# [The task]
Find every line in the records below that holds the word "this", and copy it out.

-*-

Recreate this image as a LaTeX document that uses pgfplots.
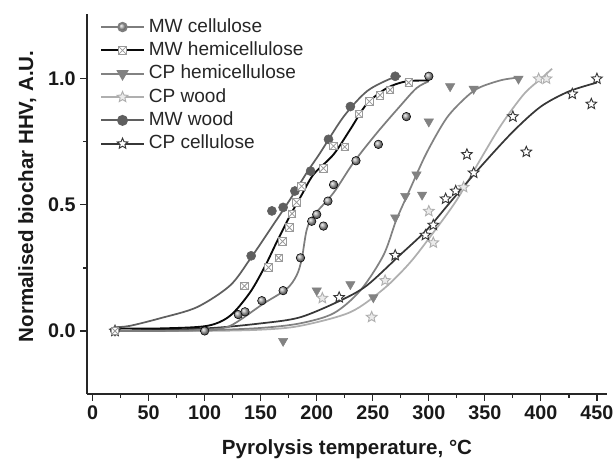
\documentclass[border=0pt]{standalone}
\usepackage{fontspec}
\setmainfont{Liberation Sans}
\usepackage{pgfplots}
\pgfplotsset{compat=1.18}
\definecolor{cMWc}{RGB}{125,125,125}
\definecolor{cMWh}{RGB}{10,10,10}
\definecolor{cCPh}{RGB}{130,130,130}
\definecolor{cCPw}{RGB}{175,175,175}
\definecolor{cMWw}{RGB}{95,95,95}
\definecolor{cCPc}{RGB}{55,55,55}
\pgfdeclareplotmark{boxx}{%
 \pgfpathrectangle{\pgfqpoint{-\pgfplotmarksize}{-\pgfplotmarksize}}{\pgfqpoint{2\pgfplotmarksize}{2\pgfplotmarksize}}%
 \pgfusepathqfillstroke
 \pgfpathmoveto{\pgfqpoint{-\pgfplotmarksize}{-\pgfplotmarksize}}\pgfpathlineto{\pgfqpoint{\pgfplotmarksize}{\pgfplotmarksize}}%
 \pgfpathmoveto{\pgfqpoint{-\pgfplotmarksize}{\pgfplotmarksize}}\pgfpathlineto{\pgfqpoint{\pgfplotmarksize}{-\pgfplotmarksize}}%
 \pgfusepathqstroke}
\pgfdeclareplotmark{pstar}{%
 \pgfpathmoveto{\pgfpointpolar{90}{\pgfplotmarksize}}%
 \pgfpathlineto{\pgfpointpolar{126}{0.45\pgfplotmarksize}}%
 \pgfpathlineto{\pgfpointpolar{162}{\pgfplotmarksize}}%
 \pgfpathlineto{\pgfpointpolar{198}{0.45\pgfplotmarksize}}%
 \pgfpathlineto{\pgfpointpolar{234}{\pgfplotmarksize}}%
 \pgfpathlineto{\pgfpointpolar{270}{0.45\pgfplotmarksize}}%
 \pgfpathlineto{\pgfpointpolar{306}{\pgfplotmarksize}}%
 \pgfpathlineto{\pgfpointpolar{342}{0.45\pgfplotmarksize}}%
 \pgfpathlineto{\pgfpointpolar{18}{\pgfplotmarksize}}%
 \pgfpathlineto{\pgfpointpolar{54}{0.45\pgfplotmarksize}}%
 \pgfpathclose
 \pgfusepathqfillstroke}
\begin{document}
\begin{tikzpicture}
\useasboundingbox (0,0) rectangle (459.75pt,345pt);
\begin{axis}[
  at={(65.25pt,49.5pt)}, anchor=south west,
  width=390pt, height=285pt, scale only axis,
  xmin=-5, xmax=459, ymin=-0.25, ymax=1.257,
  axis x line*=bottom, axis y line*=left,
  axis line style={line width=1.1pt, color=black!85},
  every tick/.style={line width=0.9pt, color=black!85},
  tick align=outside,
  major tick length=5pt, minor tick length=3pt,
  xtick={0,50,...,450}, minor x tick num=1,
  ytick={0,0.5,1}, minor y tick num=1,
  /pgf/number format/assume math mode=true,
  yticklabel style={/pgf/number format/.cd, fixed, fixed zerofill, precision=1},
  xticklabel style={/pgf/number format/.cd, fixed},
  ticklabel style={font=\bfseries\fontsize{14.8}{16}\selectfont, color=black!90},
  xlabel={Pyrolysis temperature, °C},
  ylabel={Normalised biochar HHV, A.U.},
  xlabel style={at={(axis description cs:0.5,-0.1447)}, anchor=center, font=\bfseries\fontsize{15.4}{18}\selectfont, color=black!90},
  ylabel style={at={(axis description cs:-0.115,0.52)}, anchor=center, font=\bfseries\fontsize{15.4}{18}\selectfont, color=black!90},
  legend image code/.code={\draw[mark repeat=2,mark phase=2,#1] plot coordinates {(0pt,0pt) (16pt,0pt) (32pt,0pt)};},
  legend style={at={(axis description cs:0.025,0.99)}, anchor=north west, draw=none, fill=none,
    font=\fontsize{14.3}{16}\selectfont, text=black!85, row sep=4pt, inner sep=0pt,
    nodes={inner ysep=0pt, inner xsep=3pt, text height=10.5pt, text depth=3pt}},
  legend cell align=left,
  clip=false,
]
% ---- legend images
\addlegendimage{cMWc, line width=1.4pt, mark=ball, mark size=3.2pt, mark options={ball color=gray!70}}
\addlegendentry{MW cellulose}
\addlegendimage{cMWh, line width=1.4pt, mark=boxx, mark size=2.8pt, mark options={fill=white, draw=gray!80, line width=0.6pt}}
\addlegendentry{MW hemicellulose}
\addlegendimage{cCPh, line width=1.4pt, mark=triangle*, mark size=4pt, mark options={rotate=180, fill=cCPh, draw=cCPh}}
\addlegendentry{CP hemicellulose}
\addlegendimage{cCPw, line width=1.4pt, mark=pstar, mark size=4.2pt, mark options={fill=black!8, draw=cCPw, line width=0.7pt}}
\addlegendentry{CP wood}
\addlegendimage{cMWw, line width=1.4pt, mark=*, mark size=3.4pt, mark options={fill=cMWw, draw=cMWw}}
\addlegendentry{MW wood}
\addlegendimage{cCPc, line width=1.4pt, mark=pstar, mark size=4.2pt, mark options={fill=white, draw=cCPc, line width=0.7pt}}
\addlegendentry{CP cellulose}

% ---- fitted curves
\addplot[forget plot, cCPw, line width=1.3pt, smooth] coordinates {
 (20,0.0) (100,0.0) (150,0.005) (185,0.02) (229.7,0.074) (259.5,0.166) (283,0.27) (304,0.39)
 (325,0.52) (346,0.68) (365,0.82) (385,0.94) (400,1.0) (410,1.04)};
\addplot[forget plot, cCPh, line width=1.3pt, smooth] coordinates {
 (20,0.0) (100,0.003) (150,0.012) (185,0.03) (215,0.07) (238.8,0.16) (259.5,0.30) (271,0.44)
 (283,0.56) (298,0.706) (316,0.845) (334,0.93) (346,0.967) (365,0.995) (380,1.005)};
\addplot[forget plot, cCPc, line width=1.3pt, smooth] coordinates {
 (20,0.0) (100,0.01) (150,0.03) (185,0.054) (220.8,0.12) (244.6,0.18) (274,0.30) (298,0.40)
 (319,0.51) (346,0.65) (375,0.79) (400,0.89) (425,0.95) (450,0.985)};
\addplot[forget plot, cMWc, line width=1.3pt, smooth] coordinates {
 (20,0.0) (60,0.0) (100,0.005) (122.6,0.02) (152,0.107) (173,0.166) (182,0.22) (186.6,0.285)
 (191,0.40) (197,0.456) (215,0.548) (232.7,0.667) (253.6,0.785) (274,0.89) (289,0.963) (300,0.99)};
\addplot[forget plot, cMWw, line width=1.3pt, smooth] coordinates {
 (20,0.015) (33,0.02) (60,0.05) (93,0.094) (122.6,0.18) (140.5,0.285) (158,0.40) (176,0.52)
 (191,0.627) (203,0.706) (224,0.85) (244.6,0.95) (265.5,1.0) (275,1.01)};
\addplot[forget plot, cMWh, line width=1.4pt, smooth] coordinates {
 (20,0.01) (60,0.01) (102,0.02) (122.6,0.06) (140.5,0.153) (154,0.258) (164,0.35) (176,0.456)
 (186,0.535) (197,0.62) (215,0.70) (230,0.80) (244.6,0.90) (262.5,0.963) (280,0.99) (300,0.993)};

% ---- data points
\addplot[forget plot, only marks, mark=pstar, mark size=4.2pt, mark options={fill=black!8, draw=cCPw, line width=0.7pt}] coordinates {
 (20,0.0) (205,0.13) (249,0.055) (261,0.20) (300,0.475) (304,0.35) (331,0.57) (398,1.0) (405,1.0)};
\addplot[forget plot, only marks, mark=triangle*, mark size=4pt, mark options={rotate=180, fill=cCPh, draw=cCPh}] coordinates {
 (20,0.0) (170,-0.04) (200,0.16) (230,0.185) (250.5,0.133) (270,0.45) (279,0.535) (289,0.62)
 (294,0.54) (300,0.83) (319,0.97) (340,0.96) (380,1.0)};
\addplot[forget plot, only marks, mark=pstar, mark size=4.2pt, mark options={fill=white, draw=cCPc, line width=0.7pt}] coordinates {
 (20,0.0) (220,0.133) (270,0.30) (297,0.38) (304,0.42) (315,0.524) (324,0.555) (334,0.70)
 (340,0.627) (375,0.85) (387,0.71) (428,0.94) (445,0.90) (450,1.0)};
\addplot[forget plot, only marks, mark=ball, mark size=3.2pt, mark options={ball color=gray!70}] coordinates {
 (20,0.0) (100,0.0) (130,0.065) (136,0.076) (151,0.12) (170,0.16) (185.5,0.29) (195.5,0.435)
 (200,0.462) (206,0.416) (210,0.515) (215,0.58) (235,0.675) (255,0.74) (280,0.85) (300,1.01)};
\addplot[forget plot, only marks, mark=*, mark size=3.4pt, mark options={fill=cMWw, draw=cMWw}] coordinates {
 (20,0.0) (141.5,0.298) (160,0.476) (170,0.49) (180.5,0.555) (194.5,0.634) (210.5,0.76) (230,0.89) (270,1.01)};
\addplot[forget plot, only marks, mark=boxx, mark size=2.8pt, mark options={fill=white, draw=gray!80, line width=0.6pt}] coordinates {
 (20,0.0) (135.5,0.178) (157,0.252) (166,0.29) (169.5,0.355) (175.5,0.41) (178,0.465) (182,0.51)
 (186.5,0.574) (206,0.645) (215,0.733) (225,0.73) (237.5,0.86) (247,0.91) (256.5,0.935)
 (265.5,0.956) (282,0.985)};
\end{axis}
\end{tikzpicture}
\end{document}
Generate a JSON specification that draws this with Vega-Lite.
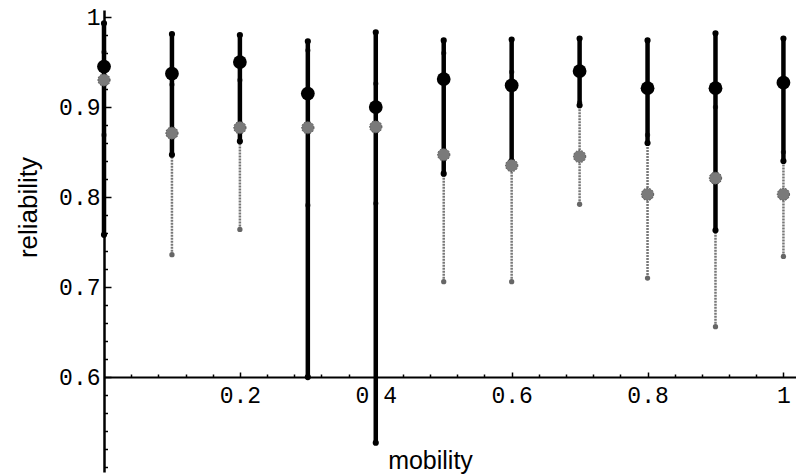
{
  "$schema": "https://vega.github.io/schema/vega-lite/v6.json",
  "width": 692,
  "height": 462,
  "autosize": {"type": "none"},
  "padding": {"left": 104, "top": 10, "right": 0, "bottom": 3},
  "background": "white",
  "config": {"view": {"stroke": null}},
  "data": {
    "values": [
      {"mobility": 0.0, "series": "black", "mean": 0.945, "lo": 0.758, "hi": 0.993},
      {"mobility": 0.1, "series": "black", "mean": 0.937, "lo": 0.847, "hi": 0.981},
      {"mobility": 0.2, "series": "black", "mean": 0.950, "lo": 0.862, "hi": 0.980},
      {"mobility": 0.3, "series": "black", "mean": 0.915, "lo": 0.600, "hi": 0.973},
      {"mobility": 0.4, "series": "black", "mean": 0.900, "lo": 0.527, "hi": 0.983},
      {"mobility": 0.5, "series": "black", "mean": 0.931, "lo": 0.826, "hi": 0.974},
      {"mobility": 0.6, "series": "black", "mean": 0.924, "lo": 0.840, "hi": 0.975},
      {"mobility": 0.7, "series": "black", "mean": 0.940, "lo": 0.902, "hi": 0.976},
      {"mobility": 0.8, "series": "black", "mean": 0.921, "lo": 0.860, "hi": 0.974},
      {"mobility": 0.9, "series": "black", "mean": 0.921, "lo": 0.763, "hi": 0.982},
      {"mobility": 1.0, "series": "black", "mean": 0.927, "lo": 0.840, "hi": 0.976},
      {"mobility": 0.0, "series": "gray", "mean": 0.930, "lo": 0.869, "hi": 0.961},
      {"mobility": 0.1, "series": "gray", "mean": 0.871, "lo": 0.736, "hi": 0.925},
      {"mobility": 0.2, "series": "gray", "mean": 0.877, "lo": 0.764, "hi": 0.930},
      {"mobility": 0.3, "series": "gray", "mean": 0.877, "lo": 0.791, "hi": 0.963},
      {"mobility": 0.4, "series": "gray", "mean": 0.878, "lo": 0.793, "hi": 0.926},
      {"mobility": 0.5, "series": "gray", "mean": 0.847, "lo": 0.706, "hi": 0.960},
      {"mobility": 0.6, "series": "gray", "mean": 0.835, "lo": 0.706, "hi": 0.939},
      {"mobility": 0.7, "series": "gray", "mean": 0.845, "lo": 0.792, "hi": 0.905},
      {"mobility": 0.8, "series": "gray", "mean": 0.803, "lo": 0.710, "hi": 0.869},
      {"mobility": 0.9, "series": "gray", "mean": 0.821, "lo": 0.656, "hi": 0.900},
      {"mobility": 1.0, "series": "gray", "mean": 0.803, "lo": 0.734, "hi": 0.850}
    ]
  },
  "resolve": {"axis": {"x": "independent", "y": "independent"}},
  "layer": [
    {
      "transform": [{"filter": "datum.series === 'gray'"}],
      "mark": {"type": "rule", "color": "#777777", "strokeWidth": 2.5, "strokeDash": [2, 1]},
      "encoding": {
        "x": {
          "field": "mobility", "type": "quantitative",
          "scale": {"domain": [0, 1.0185], "nice": false, "zero": false},
          "axis": {
            "orient": "bottom", "offset": -95,
            "values": [0.2, 0.4, 0.6, 0.8, 1],
            "format": ".1~f",
            "labelFont": "Liberation Mono", "labelFontSize": 23, "labelColor": "black",
            "labelPadding": 12, "labelOverlap": false, "labelFlush": false,
            "tickSize": -5, "tickColor": "black", "tickWidth": 1.5,
            "domainColor": "black", "domainWidth": 2, "grid": false,
            "title": "mobility", "titleFont": "Liberation Sans", "titleFontSize": 25,
            "titleFontWeight": "normal", "titleColor": "black",
            "titleX": 326, "titleY": 83, "titleAlign": "center", "titleBaseline": "middle"
          }
        },
        "y": {
          "field": "lo", "type": "quantitative",
          "scale": {"domain": [0.4945, 1.0078], "nice": false, "zero": false},
          "axis": {
            "orient": "left",
            "values": [0.6, 0.7, 0.8, 0.9, 1],
            "format": ".1~f",
            "labelFont": "Liberation Mono", "labelFontSize": 23, "labelColor": "black",
            "labelPadding": 11, "labelOverlap": false, "labelFlush": false,
            "labelBaseline": "middle",
            "tickSize": -7, "tickColor": "black", "tickWidth": 1.5,
            "domainColor": "black", "domainWidth": 2.5, "grid": false,
            "title": "reliability", "titleFont": "Liberation Sans", "titleFontSize": 26,
            "titleFontWeight": "normal", "titleColor": "black", "titleAngle": -90,
            "titleX": -76, "titleY": 197, "titleAlign": "center", "titleBaseline": "middle"
          }
        },
        "y2": {"field": "hi"}
      }
    },
    {
      "transform": [{"filter": "datum.series === 'gray'"}],
      "mark": {"type": "point", "filled": true, "color": "#666666", "size": 28, "opacity": 1},
      "encoding": {
        "x": {"field": "mobility", "type": "quantitative", "axis": null},
        "y": {"field": "lo", "type": "quantitative", "axis": null}
      }
    },
    {
      "transform": [{"filter": "datum.series === 'gray'"}],
      "mark": {"type": "point", "filled": true, "color": "#666666", "size": 28, "opacity": 1},
      "encoding": {
        "x": {"field": "mobility", "type": "quantitative", "axis": null},
        "y": {"field": "hi", "type": "quantitative", "axis": null}
      }
    },
    {
      "transform": [{"filter": "datum.series === 'black'"}],
      "mark": {"type": "rule", "color": "black", "strokeWidth": 4.5},
      "encoding": {
        "x": {
          "field": "mobility", "type": "quantitative",
          "axis": {
            "orient": "bottom", "offset": -95,
            "values": [0.04, 0.08, 0.12, 0.16, 0.24, 0.28, 0.32, 0.36, 0.44, 0.48, 0.52, 0.56, 0.64, 0.68, 0.72, 0.76, 0.84, 0.88, 0.92, 0.96],
            "labels": false, "domain": false, "grid": false,
            "tickSize": -3, "tickColor": "black", "tickWidth": 1.5, "title": null
          }
        },
        "y": {
          "field": "lo", "type": "quantitative",
          "axis": {
            "orient": "left",
            "values": [0.5, 0.52, 0.54, 0.56, 0.58, 0.62, 0.64, 0.66, 0.68, 0.72, 0.74, 0.76, 0.78, 0.82, 0.84, 0.86, 0.88, 0.92, 0.94, 0.96, 0.98],
            "labels": false, "domain": false, "grid": false,
            "tickSize": -3.5, "tickColor": "black", "tickWidth": 1.5, "title": null
          }
        },
        "y2": {"field": "hi"}
      }
    },
    {
      "transform": [{"filter": "datum.series === 'black'"}],
      "mark": {"type": "point", "filled": true, "color": "black", "size": 38, "opacity": 1},
      "encoding": {
        "x": {"field": "mobility", "type": "quantitative", "axis": null},
        "y": {"field": "lo", "type": "quantitative", "axis": null}
      }
    },
    {
      "transform": [{"filter": "datum.series === 'black'"}],
      "mark": {"type": "point", "filled": true, "color": "black", "size": 38, "opacity": 1},
      "encoding": {
        "x": {"field": "mobility", "type": "quantitative", "axis": null},
        "y": {"field": "hi", "type": "quantitative", "axis": null}
      }
    },
    {
      "transform": [{"filter": "datum.series === 'gray'"}],
      "mark": {"type": "point", "filled": true, "color": "#7a7a7a", "size": 150, "opacity": 1, "stroke": "#4a4a4a", "strokeWidth": 1, "strokeDash": [1.5, 1.5]},
      "encoding": {
        "x": {"field": "mobility", "type": "quantitative", "axis": null},
        "y": {"field": "mean", "type": "quantitative", "axis": null}
      }
    },
    {
      "transform": [{"filter": "datum.series === 'black'"}],
      "mark": {"type": "point", "filled": true, "color": "black", "size": 190, "opacity": 1},
      "encoding": {
        "x": {"field": "mobility", "type": "quantitative", "axis": null},
        "y": {"field": "mean", "type": "quantitative", "axis": null}
      }
    }
  ]
}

-*-

# [Problem solution]
Recreate this image as a LaTeX document that uses pgfplots.
Generate a JSON specification that draws this with Vega-Lite.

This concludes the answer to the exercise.